Graham Reid | | 1 min read
The Tibetan diaspora which has seen many flee the country since the Chinese occupation began over 60 years ago means in many countries there are second, third and fourth generation Tibetans who have never seen their homeland but who have an emotional and spiritual attachment to that remote country.
The politics of Tibet -- and Tibetan Buddhism which has also spread apace -- are highly complex and sensitive. The Chinese incursion and occupation is the least of it. You can get yourself into very difficult conversations when you suggest the land was far from some happy Shangri-La before the Chinese, or that the much revered Dalai Lama's adherents have, often unwittingly, advanced the notion there was just their one school of Buddhism in the country.
Techung is a Tibetan who -- like so many -- grew up in Dharamsala in India (where many thousand of refugees and exiles settled) but who has travelled widely and has lived in San Francisco since the Eighties, where he performs, teaches music and dance, and holds the banner of Tibet high.
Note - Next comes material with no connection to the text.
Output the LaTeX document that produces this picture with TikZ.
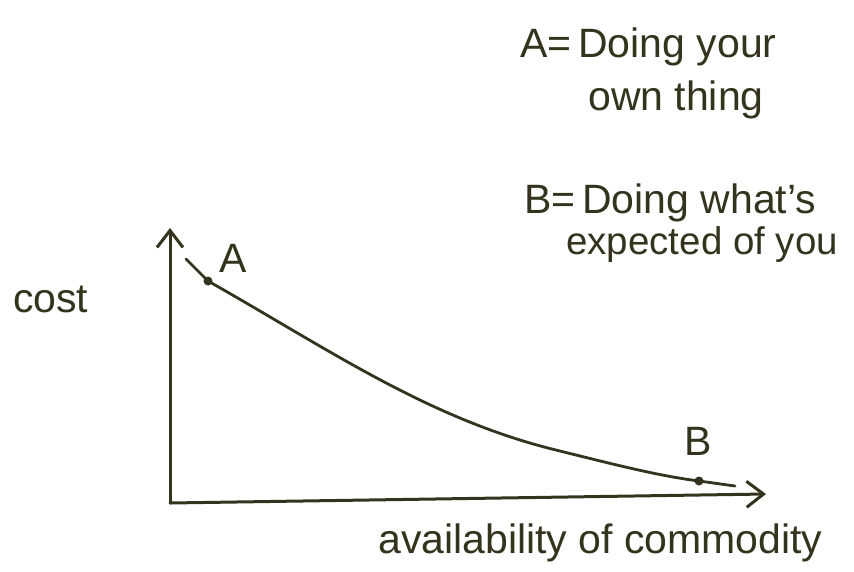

After the opening piece recorded at a Tibetan Freedom Concert held in Taiwan in '08 (the aching, blues-like Let's Go Home sung partly in English) this album offers a fascinating collection of (mostly) instrumentals which range from folk tunes on traditional instruments (string and flute) to the title track with bluesman Keb' Mo' and a group and, at the end, the anthemic Ning Thop (a plea not to give up hope) with dulcimer, electric bass, drums and keyboards.
While the more "Western" songs -- that is, in their arrangements -- are the most easy for non-Tibetans to immediately connect with, the real gems in this collection are the traditional melodies, folk tunes and sometimes celebratory pieces, many of them on the dramnyen (long necked, five-stringed Tibetan lute).
By virtue of their simplicity, unfurling melodies and occasional embellishments from flute or dulcimer, they speak with a quiet elequence which comes imbued with yearning and a timelessness which, rightly or wrongly, many would associate with Tibet.
An important but also enjoyable album which will make you think.